The embattled Russian oil major Yukos suffered another in a long line of legal setbacks this week when the Russian Court of Arbitration ruled that a $3.5 billion bill for back taxes was legitimate.
In upholding the claim for back taxes which relate to the 2000 tax year, Russia's highest commercial court dismissed arguments by Yukos that the statute of limitations had expired. In the court's opinion, the statue of limitations cannot apply in the Yukos case because it does not extend to companies which have a history of tax delinquency.
A company spokeswoman told the New York Times that the ruling was another example of the Russian authorities applying the law "uniquely for Yukos". She went on to tell the newspaper that the ruling opens the possibility that the company's remaining assets could be seized by the government.
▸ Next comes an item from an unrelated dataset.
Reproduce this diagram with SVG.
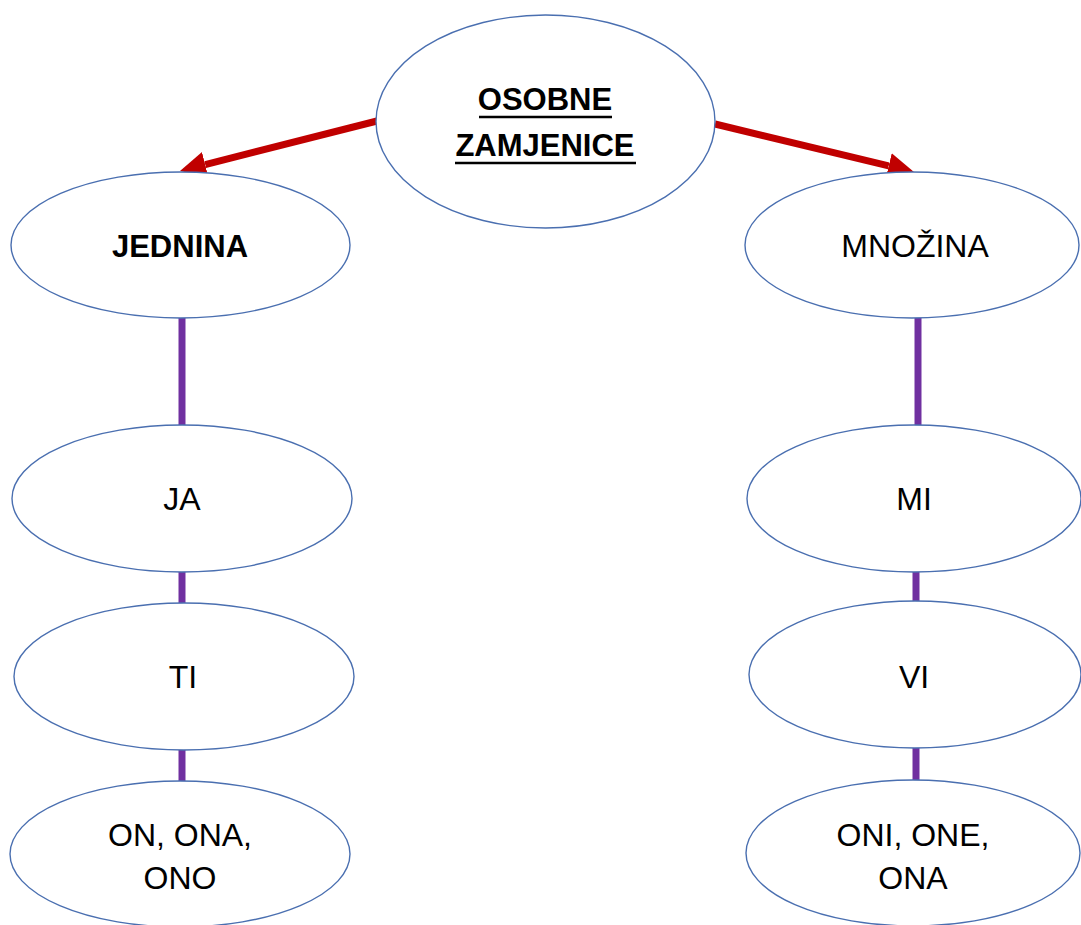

These include lucrative oil fields in Siberia and southern Russia which are said to be worth around $7 billion.
Yukos has been pursued relentlessly by the Russian authorities since allegations of tax evasion were made against it in 2003 in what many observers believe to have been a highly politicised campaign on the part of the Putin administration. The firm's former chief executive, Mikhail Khodorkovsky, a political opponent to President Putin, now languishes in jail after being found guilty of various tax evasion and fraud charges.
The firm's ultimate bill for outstanding tax eventually topped $28 billion and late last year, the company's main production unit, Yuganskneftegaz, was auctioned off. With the its bank accounts frozen, the company's total liabilities now outweigh its assets.